The entire story is sprinkled with dream-like sequences. While the reader may often be transported to a magical realm, both his or her feet are always planted firmly on the ground. Towards the end of the book Gao Yang, one of the main characters, is led away by two policemen, paraded through the town, handcuffed and in excruciating pain from his swollen, pus-filled ankle. A rooster appears from nowhere and starts to peck at Gao’s injured ankle. The dogged bird continues to peck unforgivingly, but Gao’s excruciating pain goes unnoticed by the callous policemen escorting him, until the rooster manages to pluck a long white tendon out of the open sore. It pulls the tendon a foot or so more from its source and swallows it whole like one big noodle. One of his tormentors, a fat cop, whispers into Gao’s ear, “He’s plucked the root of your problem.”
People struggle on
The Garlic Ballads sing in defense of peasants who have toiled ceaselessly under crushing government directives to grow garlic in their small fields, their only available source of livelihood. Unable to sell their produce, and betrayed by the treachery of mindless bureaucrats, the peasants finally rise up in revolt. Their honest labor reduced to naught, they have nowhere to go in the end.

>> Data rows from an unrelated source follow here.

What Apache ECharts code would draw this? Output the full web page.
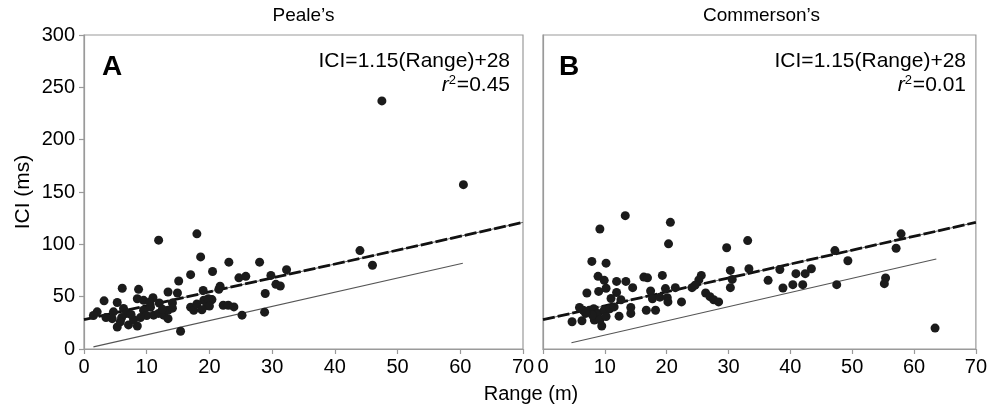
<!DOCTYPE html>
<html>
<head>
<meta charset="utf-8">
<script src="https://cdn.jsdelivr.net/npm/echarts@6/dist/echarts.min.js"></script>
<style>
html,body{margin:0;padding:0;background:#fff;}
#chart{width:990px;height:408px;}
</style>
</head>
<body>
<div id="chart"></div>
<script>
// ---- data ----
const panelTitles = ["Peale\u2019s", "Commerson\u2019s"];
const panelLetters = ["A", "B"];
const equations = ["ICI=1.15(Range)+28", "ICI=1.15(Range)+28"];
const r2Values = ["0.45", "0.01"];
const xTicks = [0, 10, 20, 30, 40, 50, 60, 70];
const yTicks = [0, 50, 100, 150, 200, 250, 300];

const pealePoints = [
  [47.5,237],[60.5,157],[44,94],[46,80],[11.9,104],[18,110],[18.6,88],[20.5,74],[17,71],[15.1,65],
  [6.1,58],[8.7,57],[13.4,54.5],[14.9,53.5],[3.2,46],[5.3,44.4],[8.5,48],[9.5,46.5],[11,49],[14.1,44],
  [19,56],[19.1,46.6],[2.1,35.5],[1.5,32],[4.7,35.5],[6.3,38.7],[6.8,34],[4.5,29],[5.3,21],[7.1,23],
  [8.5,22],[7.9,28],[9.5,37],[10,32],[11.1,32.3],[11.9,34],[10.6,40],[12.7,32.3],[13.4,37],[14.1,39],
  [13.4,29],[15.4,17],[17,40],[17.5,37],[18,43],[19.6,41.5],[20.3,47],
  [23.1,83],[28,83],[24.7,68],[25.8,69.4],[29.8,70.3],[32.3,75.7],[30.6,61.8],[31.3,60.2],[21.7,60],
  [21.5,57],[28.9,53],[20.4,47.2],[19.8,48],[20,41],[22.2,41.8],[23,41.8],[23.9,40.2],[25.2,32.3],
  [28.8,35.2],[18.8,37.5],[6,30],[7.5,33],[9,30],[10.5,45],[12,44],[3.5,30],[5.8,26],[12.5,38]
];
const commersonPoints = [
  [13.3,127.4],[9.2,114.7],[20.6,121],[20.3,100.5],[7.9,83.7],[10.2,82],[8.9,69.4],[9.9,65.6],[11.9,64.6],[13.4,64.6],
  [14.5,58.6],[16.3,68.7],[16.9,68],[19.3,70.3],[7.1,53.5],[9,55],[10.2,58],[11.9,54],[11,48.2],[12.6,47],
  [17.4,55.4],[17.7,48],[18.9,49.5],[19.8,57.7],[5.9,39.6],[6.5,37],[7.5,37],[8.2,38.5],[8.9,33.9],[9.9,37],
  [10.8,38.5],[11.5,40.2],[12.3,31.4],[14.2,39.6],[14.2,34],[16.7,37],[18.2,37],[4.7,26],[6.3,27],[8.3,27.6],
  [9.5,22],[9.2,28],[10.2,31],[8,32.5],[6.9,34],
  [29.7,96.7],[33.1,103.6],[25.6,70.3],[25.2,66],[30.3,75.1],[33.3,76.7],[36.4,65.6],[30.6,66.5],[30.3,58.6],
  [21.4,58.6],[24.1,58.6],[24.6,61],[20.1,49],[22.4,45],[26.3,53.5],[27,50],[27.6,47],[28.4,45],[20.2,45],
  [38.3,76],[38.8,58.3],[40.4,61.5],[40.9,72],[42,61.5],[42.4,72],[43.4,76.7],[47.2,94],[49.3,84.3],[47.5,61.5],
  [55.4,67.8],[55.2,62.4],[57.1,96.3],[57.9,110],[63.4,20]
];
const fitLineA = [[0,28],[70,121]];
const fitLineB = [[0,28],[70,121]];
const travelLineA = [[1.5,2],[60.4,82]];
const travelLineB = [[4.6,6],[63.6,86]];

// ---- chart ----
const chart = echarts.init(document.getElementById('chart'), null, {renderer:'canvas'});
const FONT = 'Liberation Sans, Arial, Helvetica, sans-serif';
const axisGray = '#9a9a9a';

const grids = [
  {left:84, right:467, top:35, bottom:59},
  {left:543, right:10, top:35, bottom:59}
];

function xAx(i){
  return {
    gridIndex:i, type:'value', min:xTicks[0], max:xTicks[xTicks.length-1], interval:10,
    axisLine:{show:true, lineStyle:{color:axisGray, width:1.2}},
    axisTick:{show:true, length:5, lineStyle:{color:axisGray, width:1.2}},
    axisLabel:{show:true, color:'#000', fontSize:20, fontFamily:FONT, margin:8},
    splitLine:{show:false}
  };
}
function yAx(i){
  return {
    gridIndex:i, type:'value', min:yTicks[0], max:yTicks[yTicks.length-1], interval:50,
    axisLine:{show:true, lineStyle:{color:axisGray, width:1.2}},
    axisTick:{show:i===0, length:5, lineStyle:{color:axisGray, width:1.2}},
    axisLabel:{show:i===0, color:'#000', fontSize:20, fontFamily:FONT, margin:9},
    splitLine:{show:false},
    name: i===0 ? 'ICI (ms)' : '',
    nameLocation:'middle', nameGap:50, nameRotate:90,
    nameTextStyle:{color:'#000', fontSize:21, fontFamily:FONT}
  };
}

function lineSeries(i, data, style){
  return {type:'line', xAxisIndex:i, yAxisIndex:i, data:data, showSymbol:false, symbol:'none',
    silent:true, lineStyle:style, z:2};
}

const series = [];
[[pealePoints, fitLineA, travelLineA],[commersonPoints, fitLineB, travelLineB]].forEach((d,i)=>{
  series.push(lineSeries(i, d[1], {color:'#666', width:1, type:'solid'}));
  series.push(lineSeries(i, d[1], {color:'#111', width:2.8, type:[12,3]}));
  series.push(lineSeries(i, d[2], {color:'#555', width:1.1, type:'solid'}));
  series.push({type:'scatter', xAxisIndex:i, yAxisIndex:i, data:d[0], symbolSize:9,
    itemStyle:{color:'#1b1b1b', opacity:1}, z:3});
});

const panelCenters = [303.5, 761.5];
const eqRight = [990-510, 990-966];
const letterLeft = [102, 559];

const graphics = [];
panelTitles.forEach((t,i)=>{
  graphics.push({type:'text', x:panelCenters[i], y:16,
    style:{text:t, fill:'#000', font:'19px '+FONT, textAlign:'center', textVerticalAlign:'middle'}});
  graphics.push({type:'text', x:letterLeft[i], y:67,
    style:{text:panelLetters[i], fill:'#000', font:'bold 28px '+FONT, textAlign:'left', textVerticalAlign:'middle'}});
});
graphics.push({type:'text', x:531, y:394,
  style:{text:'Range (m)', fill:'#000', font:'20px '+FONT, textAlign:'center', textVerticalAlign:'middle'}});

const titles = [];
equations.forEach((e,i)=>{
  titles.push({text:e, right:eqRight[i], top:50, padding:0,
    textStyle:{color:'#000', fontSize:21, fontWeight:'normal', fontFamily:FONT, lineHeight:23}});
  titles.push({text:'{i|r}{s|2}{n|='+r2Values[i]+'}', right:eqRight[i], top:74, padding:0,
    textStyle:{color:'#000', fontSize:21, fontWeight:'normal', fontFamily:FONT,
      rich:{
        i:{fontStyle:'italic', fontSize:21, fontFamily:FONT, color:'#000', lineHeight:23},
        s:{fontSize:13, fontFamily:FONT, color:'#000', verticalAlign:'top', lineHeight:14, padding:[0,1,0,0]},
        n:{fontSize:21, fontFamily:FONT, color:'#000', lineHeight:23}
      }}});
});

chart.setOption({
  animation:false,
  backgroundColor:'#fff',
  title:titles,
  grid:grids.map(g=>Object.assign({show:true, borderColor:axisGray, borderWidth:1.2, containLabel:false}, g)),
  xAxis:[xAx(0), xAx(1)],
  yAxis:[yAx(0), yAx(1)],
  series:series,
  graphic:graphics
});
</script>
</body>
</html>
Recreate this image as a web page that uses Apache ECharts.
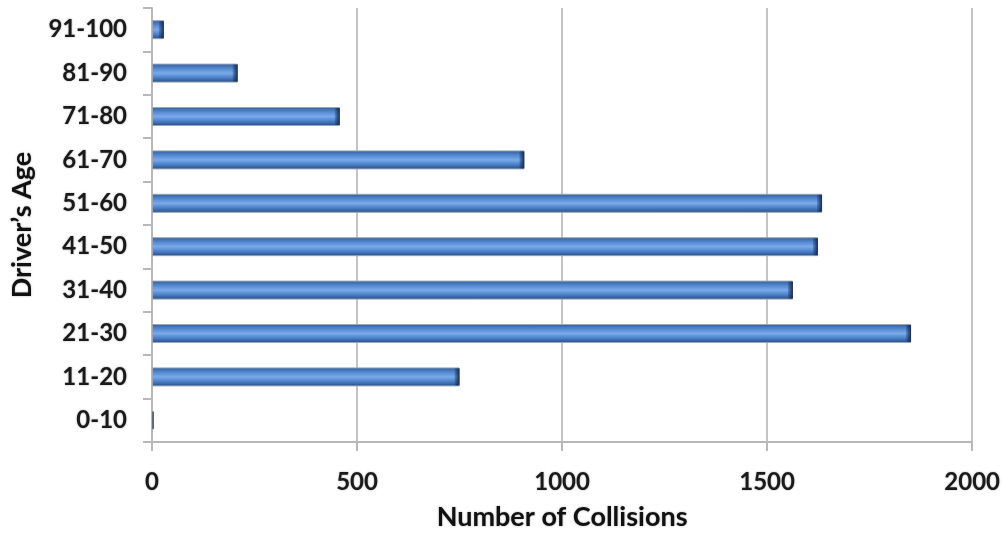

Mo Yan, who won the 2012 Noble Prize for Literature is a supreme story-teller, who like Scherazade in The One Thousand and One Nights, keeps the Sultan (you, in this case) whispering “What next?” from chapter to chapter. I wish someone would ask me, “What’s the best novel you’ve read in your life?” While my common sense will argue with my better judgement all night, in the pale light of dawn my heart may really have only one answer. Maybe there’s a very good reason nobody has asked me that question yet. So far, not about “my best novel,” “my best film,” or “my best song.” So ruefully, it is here that I must rest my case.